The author Giorgio Bassani used his novels to revisit his formative experiences in Ferrara, a city in northeastern Italy, and much of The Garden of the Finzi-Continis was inspired by real events. Born in 1916, Bassani was studying literature in Bologna when Italy passed the antisemitic laws targeting Jewish people. As a Jewish writer, Bassani was forced to publish under a pseudonym during that time, but after the war he found great success writing about fascism, antisemitism, and class. He was not exclusively a novelist, and his mournful and lyrical tone can be found in poetry, screenplays, and essays. While the narrator of The Garden of the Finzi-Continis is unnamed, the 1974 film adaptation uses the name Giorgio to pay homage to the author. Both Bassani and the narrator are from Ferrara, and they learn the harsh new realities of fascism in their twenties. Bassani’s own experiences of being expelled from the local tennis club are reflected in the novel. Finally, both the author’s and the narrator’s fathers were members of the fascist party who eventually turned against the party due to the rising antisemitism of the 1930s.

Bassani fled from Ferrara after being jailed in 1943, but this is not depicted in the novel. After surviving the Holocaust, Bassani resumed his literary life in Italy, but he did not return physically to Ferrara as his characters do. The city of Ferrara acknowledges the important status that his novels grant the area, and there are contemporary discussions about building the mythical gardens depicted in this book (Courchay, Diego. “How an Italian Writer’s Imaginary Garden Became a Place of Literary Pilgrimage.” Atlas Obscura, 18 Feb. 2019).

Historical Context: Jewish Rights in Italy

During the events of the novel, the Jewish population of Italy experienced oppression that was connected to but different than that of other European Jews. Many of the discriminatory measures passed in Italy happened before Nazi intervention.

Jewish people were historically oppressed in the region before the unification of Italy. From the 16th century to Italian Unification in 1860, Ferrara, for example, gated off the Jewish community and, as in other places, enforced a curfew by locking them in at night (Courchay). Freedom and citizenship were granted to the Jewish population in 1860. This would have been remembered by some of those experiencing reignited oppression in the 1920s and 1930s. In 1938, the first anti-Jewish laws passed that prevented Jewish children and students from attending public or private Italian schools.

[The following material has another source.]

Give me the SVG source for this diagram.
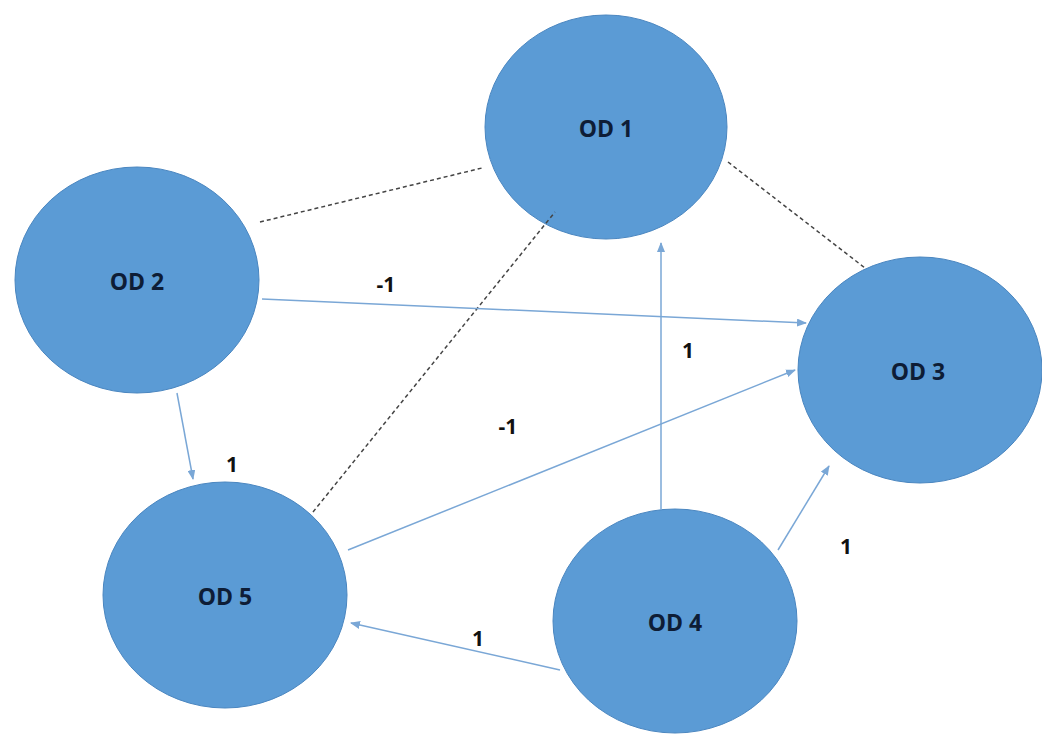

When the Council of Ministers passed the laws featured in the novel, Jewish people were very integrated into Italian society. Between World War 1 and World War 2, 43.7% of Jews married outside the religion (Zimmerman, Joshua D. “Introduction.” Jews in Italy under Fascist and Nazi Rule, 1922-1945, Cambridge University Press, 2005). The shift within the fascist party that led it to turn against its Jewish members was a surprising betrayal. In fact, the Ferrara local representative for the fascist party was a Jewish politician, Renzo Ravenna, who served from 1926 until 1938 (Courchay). Nazi Germany did not directly target Italian Jews until they occupied Italy in 1943; this is connected to many of the deaths in the novel. Before that time, it was fascist racism that oppressed Jewish people on an institutional level. While the rate of survival was higher than in other European countries, two out of every 10 Italian Jews were killed by the end of World War 2 (Zimmerman).